| | McCain vows 'nothing is inevitable'
BENSALEM, Pennsylvania (AFP) – Trailing in the polls just 14 days before the presidential election, John McCain vowed that "nothing is inevitable" as he campaigned Tuesday in the key blue-collar state of Pennsylvania.
But while McCain appeared to revel in his underdog status, campaign insiders were reportedly ready to concede defeat in the key states of Colorado, Iowa and New Mexico, with one senior advisor telling CNN they were "gone."
Giving up on those battleground states would leave McCain a painfully narrow path to the 270 electoral votes needed to reach the White House.
He would have to win swing states Ohio, Virginia, Florida, Indiana, North Carolina and New Hampshire, hold onto Missouri and still flip Pennsylvania and its 21 electoral votes to stop Obama reaching 270.
He can afford to lose North Carolina or Virginia if he wins Pennsylvania but McCain is currently down 11 points there and is trailing by smaller margins in most recent polls of the remaining swing states.
But campaign officials said there was still time to turn the tide.
"We see the race tightening both internally and in public polling," said communication director Jill Hazelbaker.
"We are within striking distance in the key battleground states we need to win."
The latest daily tracking poll of registered voters by Gallup showed Obama expanding his lead to 11 points nationwide. The daily Rasmussen survey, however, had McCain narrowing the race to four points, trailing Obama by 46 to 50 percent of voters nationwide.
With Obama stepping out of the race on Thursday and Friday to be with his ailing grandmother in Hawaii, McCain will be able to dominate media coverage as he campaigns aggressively in battleground states.
He has three events scheduled in Pennsylvania Tuesday before flying to New Hampshire ahead of a Wednesday morning rally.
He will meet up with running mate Sarah Palin, who has been instrumental in rallying the Republican party's conservative base, in Ohio that afternoon before flying to Florida for a Thursday rally.
The pair have been attacking Obama as a shifty, job-killing socialist bent on "redistributing wealth" as they seek to cast themselves as the defenders of hard-working Americans like the now famous plumber Joe Wurzelbacher.
"Senator Obama's more interested in controlling who gets your piece of the pie than growing the pie," McCain warned a few hundred supporters at a rally in a factory in Bensalem, Pennsylvania.
"When I'm elected president, I won't fine small businesses and families with children. Senator Obama will. He will force them and you into a new huge government run health care program, while he keeps the cost of the fine a secret until he hits you with it."
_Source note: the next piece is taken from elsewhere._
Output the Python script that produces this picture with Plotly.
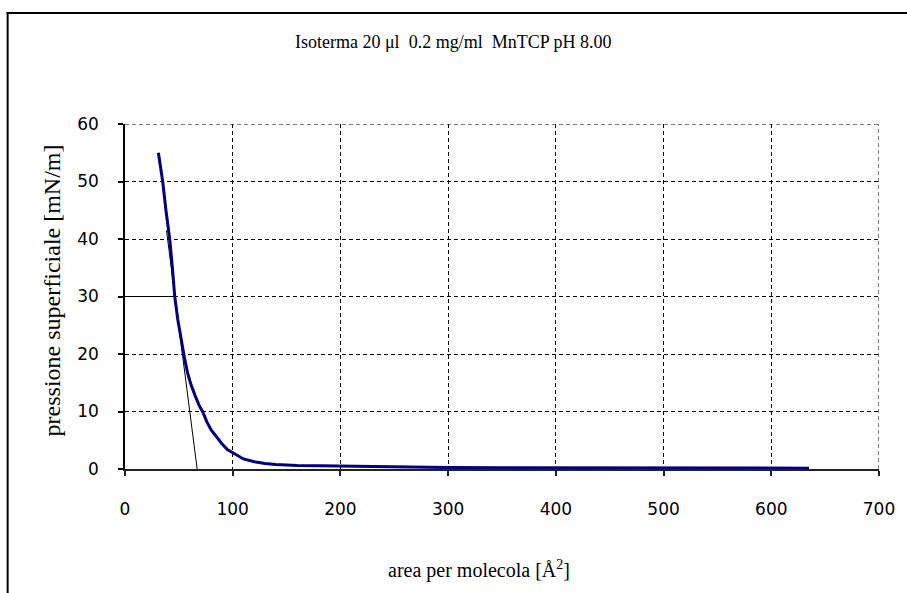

McCain said Obama would not have "the right response" to a crisis on the international stage and warned he was planning "to raise taxes, increase spending, and concede defeat in Iraq."
He castigated the "pundits who wrote off our campaign on numerous occasions" and told his cheering supporters "we've got them just where we want them."
"Nothing is inevitable here. We never give up. We never quit. We never hide from history. We make history."
Earlier, Obama accused McCain of launching an "ugly" bid to stave off defeat as he blitzed the crucial swing state of Florida, where early voting opened Monday, with one-time foe Hillary Clinton.
"In the final days of campaigns, the say-anything, do-anything politics too often takes over," Obama said in Tampa.
"We've seen it before and we're seeing it again -- ugly phone calls, misleading mail, misleading TV ads, careless, outrageous comments," Obama said.
"It's getting so bad that even Senator McCain's running mate denounced his tactics last night ... You really have to work hard to violate Governor Palin's standards on negative campaigning."
Palin, who has launched some of the most stinging attacks against Obama, said Sunday that if she were in charge, she would not rely on "the old conventional ways of campaigning, that includes those robo-calls."
The McCain campaign has been using automated calls to question Obama's character and values in a bid to drive up his negative ratings in swing states.